In 2008, Sakamoto headed to the Arctic Circle and recorded pre-industrial ice melting and declares it to be the purest sound he has ever heard. This found its way into `Glacier' (2009). Six years on, he wanders along the beach beside the contaminated zone in Fukushima and returns to work on his chorale, `Solari' (2017). Back in his studio, Sakamoto plays Bach on his Steinway. But it's too cold to get his fingers moving. But he smiles as he informs Schible that he intends playing every day from now on, as he feels healthy once more. 

This optimistic note ends proceedings on an upswing. But this is a patchy profile that says as much about what Sakamoto doesn't want to discuss as much as it does about his music and his methodology. The absence of any biographical information will frustrate those who haven't slavishly followed Sakamoto's career, but it's the lack of a coherent structure that makes this such a frustrating exercise. Given the precision of Sakamoto's output and the access that Schible appears to have had, this scattershot assemblage feels capricious in the extreme and more than a little pretentious. Indeed, it resembles Lorna Tucker's struggle to master her material in Westwood: Punk, Icon, Activist - although the 65 year-old Sakamoto appears to be a much more genial, accommodating and candid subject than the prickly Vivienne Westwood. 

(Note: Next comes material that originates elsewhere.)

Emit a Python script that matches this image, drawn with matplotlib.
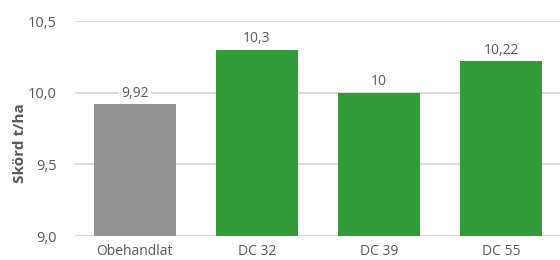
import matplotlib
matplotlib.use("Agg")
import matplotlib.pyplot as plt
from matplotlib.ticker import FuncFormatter

categories = ["Obehandlat", "DC 32", "DC 39", "DC 55"]
values = [9.92, 10.3, 10.0, 10.22]
colors = ["#939393", "#339a3a", "#339a3a", "#339a3a"]
yticks = [9.0, 9.5, 10.0, 10.5]
ylabel = "Skörd t/ha"

plt.rcParams['font.family'] = ['Open Sans', 'DejaVu Sans']
txt = "#595959"

fig = plt.figure(figsize=(5.6, 2.6), dpi=100)
ax = fig.add_axes([75 / 560, 24 / 260, 485 / 560, 215 / 260])
x = range(len(categories))
ax.bar(x, [v - yticks[0] for v in values], bottom=yticks[0], width=0.67,
       color=colors, zorder=2)
ax.set_ylim(yticks[0], yticks[-1])
ax.set_xlim(-0.49, 3.48)
ax.set_yticks(yticks)
ax.yaxis.set_major_formatter(FuncFormatter(lambda v, p: f"{v:.1f}".replace('.', ',')))
ax.set_xticks(list(x))
ax.set_xticklabels(categories)
ax.grid(axis='y', color="#d3d3d3", linewidth=1.2, zorder=0)
for s in ax.spines.values():
    s.set_visible(False)
ax.tick_params(axis='both', length=0, labelsize=10, labelcolor=txt)
ax.tick_params(axis='y', pad=13, labelsize=10.5)
ax.tick_params(axis='x', pad=6)
ax.set_ylabel(ylabel, fontsize=11, color=txt, fontweight='bold')
ax.yaxis.set_label_coords(-0.114, 0.43)
ax.yaxis.label.set_va('center')
for xi, v in zip(x, values):
    ax.text(xi, v + 0.025, f"{v:g}".replace('.', ','), ha='center', va='bottom',
            fontsize=10, color=txt, zorder=3,
            bbox=dict(facecolor='white', edgecolor='none', pad=1.5))
fig.savefig("out.png", dpi=100)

Editor Hisayo Kushida makes a tidy job of interweaving images of Sakamoto working with clips from his live performances and the films he has scored. Yet, there's an artificiality to the intimacy that Schible seeks to create, with the moment in which Sakamoto feigns surprise on the camera crew sneaking up on him while he is playing feeling particularly bogus. Indeed, he forever seems to be performing, even though there's no doubting the sincerity of his political views or his artistic intentions. The problem lies in Schible's lacklustre technique and his shortcomings (and seeming lack of curiosity) as an investigative documentarist.